• **TASK**:
Transcribe all of the records precisely as they are presented.
───
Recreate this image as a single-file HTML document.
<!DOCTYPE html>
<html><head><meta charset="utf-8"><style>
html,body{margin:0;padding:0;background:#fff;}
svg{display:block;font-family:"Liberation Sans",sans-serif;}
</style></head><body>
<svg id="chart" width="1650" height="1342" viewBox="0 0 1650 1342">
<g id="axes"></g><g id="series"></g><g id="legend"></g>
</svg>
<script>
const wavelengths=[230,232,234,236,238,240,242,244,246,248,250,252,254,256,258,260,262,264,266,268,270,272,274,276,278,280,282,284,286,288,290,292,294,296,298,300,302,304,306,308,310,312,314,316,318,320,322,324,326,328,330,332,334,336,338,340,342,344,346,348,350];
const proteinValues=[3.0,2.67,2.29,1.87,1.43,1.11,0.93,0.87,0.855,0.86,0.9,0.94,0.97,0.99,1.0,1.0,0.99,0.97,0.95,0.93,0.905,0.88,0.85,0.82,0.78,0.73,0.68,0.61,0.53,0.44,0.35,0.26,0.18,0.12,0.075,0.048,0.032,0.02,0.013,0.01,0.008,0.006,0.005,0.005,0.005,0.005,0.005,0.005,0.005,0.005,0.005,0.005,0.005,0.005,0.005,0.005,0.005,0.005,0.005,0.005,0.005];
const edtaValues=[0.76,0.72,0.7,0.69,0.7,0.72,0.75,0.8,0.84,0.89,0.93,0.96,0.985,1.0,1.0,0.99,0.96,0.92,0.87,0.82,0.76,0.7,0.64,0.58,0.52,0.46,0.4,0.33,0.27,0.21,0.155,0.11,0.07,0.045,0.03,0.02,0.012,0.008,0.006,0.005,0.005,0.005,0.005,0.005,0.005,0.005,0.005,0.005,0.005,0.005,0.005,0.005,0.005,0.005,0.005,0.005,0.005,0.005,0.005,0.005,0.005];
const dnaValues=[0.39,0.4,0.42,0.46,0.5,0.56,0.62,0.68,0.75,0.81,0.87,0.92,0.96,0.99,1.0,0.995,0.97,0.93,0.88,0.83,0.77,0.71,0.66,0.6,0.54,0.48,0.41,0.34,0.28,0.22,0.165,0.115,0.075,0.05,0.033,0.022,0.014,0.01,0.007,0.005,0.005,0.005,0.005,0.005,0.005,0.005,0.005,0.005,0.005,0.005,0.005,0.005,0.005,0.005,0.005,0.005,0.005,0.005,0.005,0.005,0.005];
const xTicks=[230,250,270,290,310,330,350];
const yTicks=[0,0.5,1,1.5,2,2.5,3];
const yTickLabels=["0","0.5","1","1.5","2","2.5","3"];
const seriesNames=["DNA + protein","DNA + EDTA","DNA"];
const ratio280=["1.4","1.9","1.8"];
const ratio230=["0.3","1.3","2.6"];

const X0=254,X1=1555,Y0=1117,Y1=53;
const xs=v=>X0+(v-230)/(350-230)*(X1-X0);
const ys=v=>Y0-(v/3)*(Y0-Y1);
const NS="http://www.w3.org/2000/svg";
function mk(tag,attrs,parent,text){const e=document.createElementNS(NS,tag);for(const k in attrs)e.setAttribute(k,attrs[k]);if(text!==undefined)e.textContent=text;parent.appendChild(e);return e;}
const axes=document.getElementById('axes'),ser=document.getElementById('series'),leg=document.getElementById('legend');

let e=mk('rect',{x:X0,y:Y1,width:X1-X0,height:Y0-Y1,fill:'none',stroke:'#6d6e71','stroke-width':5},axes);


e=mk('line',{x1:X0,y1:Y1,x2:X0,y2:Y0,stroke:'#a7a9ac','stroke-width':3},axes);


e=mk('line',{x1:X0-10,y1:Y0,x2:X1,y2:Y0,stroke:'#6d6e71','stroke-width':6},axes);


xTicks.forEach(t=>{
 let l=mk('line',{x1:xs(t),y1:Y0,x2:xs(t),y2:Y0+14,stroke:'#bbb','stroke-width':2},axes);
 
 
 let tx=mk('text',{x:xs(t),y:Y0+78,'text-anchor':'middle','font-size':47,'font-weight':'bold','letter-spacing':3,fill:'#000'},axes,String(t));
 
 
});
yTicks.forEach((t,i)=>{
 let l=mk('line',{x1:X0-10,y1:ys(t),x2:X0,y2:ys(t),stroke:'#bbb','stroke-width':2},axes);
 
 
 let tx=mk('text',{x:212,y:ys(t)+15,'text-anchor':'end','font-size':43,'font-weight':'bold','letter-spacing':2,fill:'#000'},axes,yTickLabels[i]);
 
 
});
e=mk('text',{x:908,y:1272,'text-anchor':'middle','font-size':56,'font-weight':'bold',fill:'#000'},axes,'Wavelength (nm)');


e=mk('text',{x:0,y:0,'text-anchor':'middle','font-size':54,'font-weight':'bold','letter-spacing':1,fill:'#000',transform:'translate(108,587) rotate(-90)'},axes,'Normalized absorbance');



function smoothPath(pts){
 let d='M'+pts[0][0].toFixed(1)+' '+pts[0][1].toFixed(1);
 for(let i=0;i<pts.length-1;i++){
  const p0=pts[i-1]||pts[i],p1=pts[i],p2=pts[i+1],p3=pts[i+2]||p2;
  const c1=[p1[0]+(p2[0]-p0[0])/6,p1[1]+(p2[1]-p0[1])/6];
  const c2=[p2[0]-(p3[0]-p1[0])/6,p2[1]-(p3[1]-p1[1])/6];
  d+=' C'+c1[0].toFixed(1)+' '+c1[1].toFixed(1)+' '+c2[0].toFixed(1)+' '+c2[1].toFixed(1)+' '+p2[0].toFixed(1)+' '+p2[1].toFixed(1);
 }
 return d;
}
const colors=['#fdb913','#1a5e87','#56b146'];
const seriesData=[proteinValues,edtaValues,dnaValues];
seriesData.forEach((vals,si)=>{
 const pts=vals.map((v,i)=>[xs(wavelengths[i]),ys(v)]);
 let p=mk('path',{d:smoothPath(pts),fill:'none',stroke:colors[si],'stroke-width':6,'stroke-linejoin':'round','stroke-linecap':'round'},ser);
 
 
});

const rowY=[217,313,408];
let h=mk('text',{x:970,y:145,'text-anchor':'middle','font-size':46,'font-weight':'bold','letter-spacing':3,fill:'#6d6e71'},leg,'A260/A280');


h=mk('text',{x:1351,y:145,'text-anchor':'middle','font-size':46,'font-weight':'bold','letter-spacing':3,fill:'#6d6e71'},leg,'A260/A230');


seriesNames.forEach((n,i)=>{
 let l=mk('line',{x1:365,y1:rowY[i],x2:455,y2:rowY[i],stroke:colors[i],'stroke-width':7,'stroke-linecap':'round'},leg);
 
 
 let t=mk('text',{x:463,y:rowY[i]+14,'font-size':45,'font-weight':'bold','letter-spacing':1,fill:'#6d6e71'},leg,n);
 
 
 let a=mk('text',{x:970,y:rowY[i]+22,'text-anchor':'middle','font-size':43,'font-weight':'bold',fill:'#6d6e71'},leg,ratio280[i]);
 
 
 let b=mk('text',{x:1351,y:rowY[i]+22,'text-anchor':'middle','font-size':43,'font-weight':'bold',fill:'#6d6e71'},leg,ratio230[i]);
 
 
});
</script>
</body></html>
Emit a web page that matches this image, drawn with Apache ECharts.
───
• **EXPECTED OUTPUT**:
Recreate this image as a single-file HTML document.
<!DOCTYPE html>
<html><head><meta charset="utf-8"><style>
html,body{margin:0;padding:0;background:#fff;}
svg{display:block;font-family:"Liberation Sans",sans-serif;}
</style></head><body>
<svg id="chart" width="1650" height="1342" viewBox="0 0 1650 1342">
<g id="axes"></g><g id="series"></g><g id="legend"></g>
</svg>
<script>
const wavelengths=[230,232,234,236,238,240,242,244,246,248,250,252,254,256,258,260,262,264,266,268,270,272,274,276,278,280,282,284,286,288,290,292,294,296,298,300,302,304,306,308,310,312,314,316,318,320,322,324,326,328,330,332,334,336,338,340,342,344,346,348,350];
const proteinValues=[3.0,2.67,2.29,1.87,1.43,1.11,0.93,0.87,0.855,0.86,0.9,0.94,0.97,0.99,1.0,1.0,0.99,0.97,0.95,0.93,0.905,0.88,0.85,0.82,0.78,0.73,0.68,0.61,0.53,0.44,0.35,0.26,0.18,0.12,0.075,0.048,0.032,0.02,0.013,0.01,0.008,0.006,0.005,0.005,0.005,0.005,0.005,0.005,0.005,0.005,0.005,0.005,0.005,0.005,0.005,0.005,0.005,0.005,0.005,0.005,0.005];
const edtaValues=[0.76,0.72,0.7,0.69,0.7,0.72,0.75,0.8,0.84,0.89,0.93,0.96,0.985,1.0,1.0,0.99,0.96,0.92,0.87,0.82,0.76,0.7,0.64,0.58,0.52,0.46,0.4,0.33,0.27,0.21,0.155,0.11,0.07,0.045,0.03,0.02,0.012,0.008,0.006,0.005,0.005,0.005,0.005,0.005,0.005,0.005,0.005,0.005,0.005,0.005,0.005,0.005,0.005,0.005,0.005,0.005,0.005,0.005,0.005,0.005,0.005];
const dnaValues=[0.39,0.4,0.42,0.46,0.5,0.56,0.62,0.68,0.75,0.81,0.87,0.92,0.96,0.99,1.0,0.995,0.97,0.93,0.88,0.83,0.77,0.71,0.66,0.6,0.54,0.48,0.41,0.34,0.28,0.22,0.165,0.115,0.075,0.05,0.033,0.022,0.014,0.01,0.007,0.005,0.005,0.005,0.005,0.005,0.005,0.005,0.005,0.005,0.005,0.005,0.005,0.005,0.005,0.005,0.005,0.005,0.005,0.005,0.005,0.005,0.005];
const xTicks=[230,250,270,290,310,330,350];
const yTicks=[0,0.5,1,1.5,2,2.5,3];
const yTickLabels=["0","0.5","1","1.5","2","2.5","3"];
const seriesNames=["DNA + protein","DNA + EDTA","DNA"];
const ratio280=["1.4","1.9","1.8"];
const ratio230=["0.3","1.3","2.6"];

const X0=254,X1=1555,Y0=1117,Y1=53;
const xs=v=>X0+(v-230)/(350-230)*(X1-X0);
const ys=v=>Y0-(v/3)*(Y0-Y1);
const NS="http://www.w3.org/2000/svg";
function mk(tag,attrs,parent,text){const e=document.createElementNS(NS,tag);for(const k in attrs)e.setAttribute(k,attrs[k]);if(text!==undefined)e.textContent=text;parent.appendChild(e);return e;}
const axes=document.getElementById('axes'),ser=document.getElementById('series'),leg=document.getElementById('legend');

let e=mk('rect',{x:X0,y:Y1,width:X1-X0,height:Y0-Y1,fill:'none',stroke:'#6d6e71','stroke-width':5},axes);


e=mk('line',{x1:X0,y1:Y1,x2:X0,y2:Y0,stroke:'#a7a9ac','stroke-width':3},axes);


e=mk('line',{x1:X0-10,y1:Y0,x2:X1,y2:Y0,stroke:'#6d6e71','stroke-width':6},axes);


xTicks.forEach(t=>{
 let l=mk('line',{x1:xs(t),y1:Y0,x2:xs(t),y2:Y0+14,stroke:'#bbb','stroke-width':2},axes);
 
 
 let tx=mk('text',{x:xs(t),y:Y0+78,'text-anchor':'middle','font-size':47,'font-weight':'bold','letter-spacing':3,fill:'#000'},axes,String(t));
 
 
});
yTicks.forEach((t,i)=>{
 let l=mk('line',{x1:X0-10,y1:ys(t),x2:X0,y2:ys(t),stroke:'#bbb','stroke-width':2},axes);
 
 
 let tx=mk('text',{x:212,y:ys(t)+15,'text-anchor':'end','font-size':43,'font-weight':'bold','letter-spacing':2,fill:'#000'},axes,yTickLabels[i]);
 
 
});
e=mk('text',{x:908,y:1272,'text-anchor':'middle','font-size':56,'font-weight':'bold',fill:'#000'},axes,'Wavelength (nm)');


e=mk('text',{x:0,y:0,'text-anchor':'middle','font-size':54,'font-weight':'bold','letter-spacing':1,fill:'#000',transform:'translate(108,587) rotate(-90)'},axes,'Normalized absorbance');



function smoothPath(pts){
 let d='M'+pts[0][0].toFixed(1)+' '+pts[0][1].toFixed(1);
 for(let i=0;i<pts.length-1;i++){
  const p0=pts[i-1]||pts[i],p1=pts[i],p2=pts[i+1],p3=pts[i+2]||p2;
  const c1=[p1[0]+(p2[0]-p0[0])/6,p1[1]+(p2[1]-p0[1])/6];
  const c2=[p2[0]-(p3[0]-p1[0])/6,p2[1]-(p3[1]-p1[1])/6];
  d+=' C'+c1[0].toFixed(1)+' '+c1[1].toFixed(1)+' '+c2[0].toFixed(1)+' '+c2[1].toFixed(1)+' '+p2[0].toFixed(1)+' '+p2[1].toFixed(1);
 }
 return d;
}
const colors=['#fdb913','#1a5e87','#56b146'];
const seriesData=[proteinValues,edtaValues,dnaValues];
seriesData.forEach((vals,si)=>{
 const pts=vals.map((v,i)=>[xs(wavelengths[i]),ys(v)]);
 let p=mk('path',{d:smoothPath(pts),fill:'none',stroke:colors[si],'stroke-width':6,'stroke-linejoin':'round','stroke-linecap':'round'},ser);
 
 
});

const rowY=[217,313,408];
let h=mk('text',{x:970,y:145,'text-anchor':'middle','font-size':46,'font-weight':'bold','letter-spacing':3,fill:'#6d6e71'},leg,'A260/A280');


h=mk('text',{x:1351,y:145,'text-anchor':'middle','font-size':46,'font-weight':'bold','letter-spacing':3,fill:'#6d6e71'},leg,'A260/A230');


seriesNames.forEach((n,i)=>{
 let l=mk('line',{x1:365,y1:rowY[i],x2:455,y2:rowY[i],stroke:colors[i],'stroke-width':7,'stroke-linecap':'round'},leg);
 
 
 let t=mk('text',{x:463,y:rowY[i]+14,'font-size':45,'font-weight':'bold','letter-spacing':1,fill:'#6d6e71'},leg,n);
 
 
 let a=mk('text',{x:970,y:rowY[i]+22,'text-anchor':'middle','font-size':43,'font-weight':'bold',fill:'#6d6e71'},leg,ratio280[i]);
 
 
 let b=mk('text',{x:1351,y:rowY[i]+22,'text-anchor':'middle','font-size':43,'font-weight':'bold',fill:'#6d6e71'},leg,ratio230[i]);
 
 
});
</script>
</body></html>
Emit a web page that matches this image, drawn with Apache ECharts.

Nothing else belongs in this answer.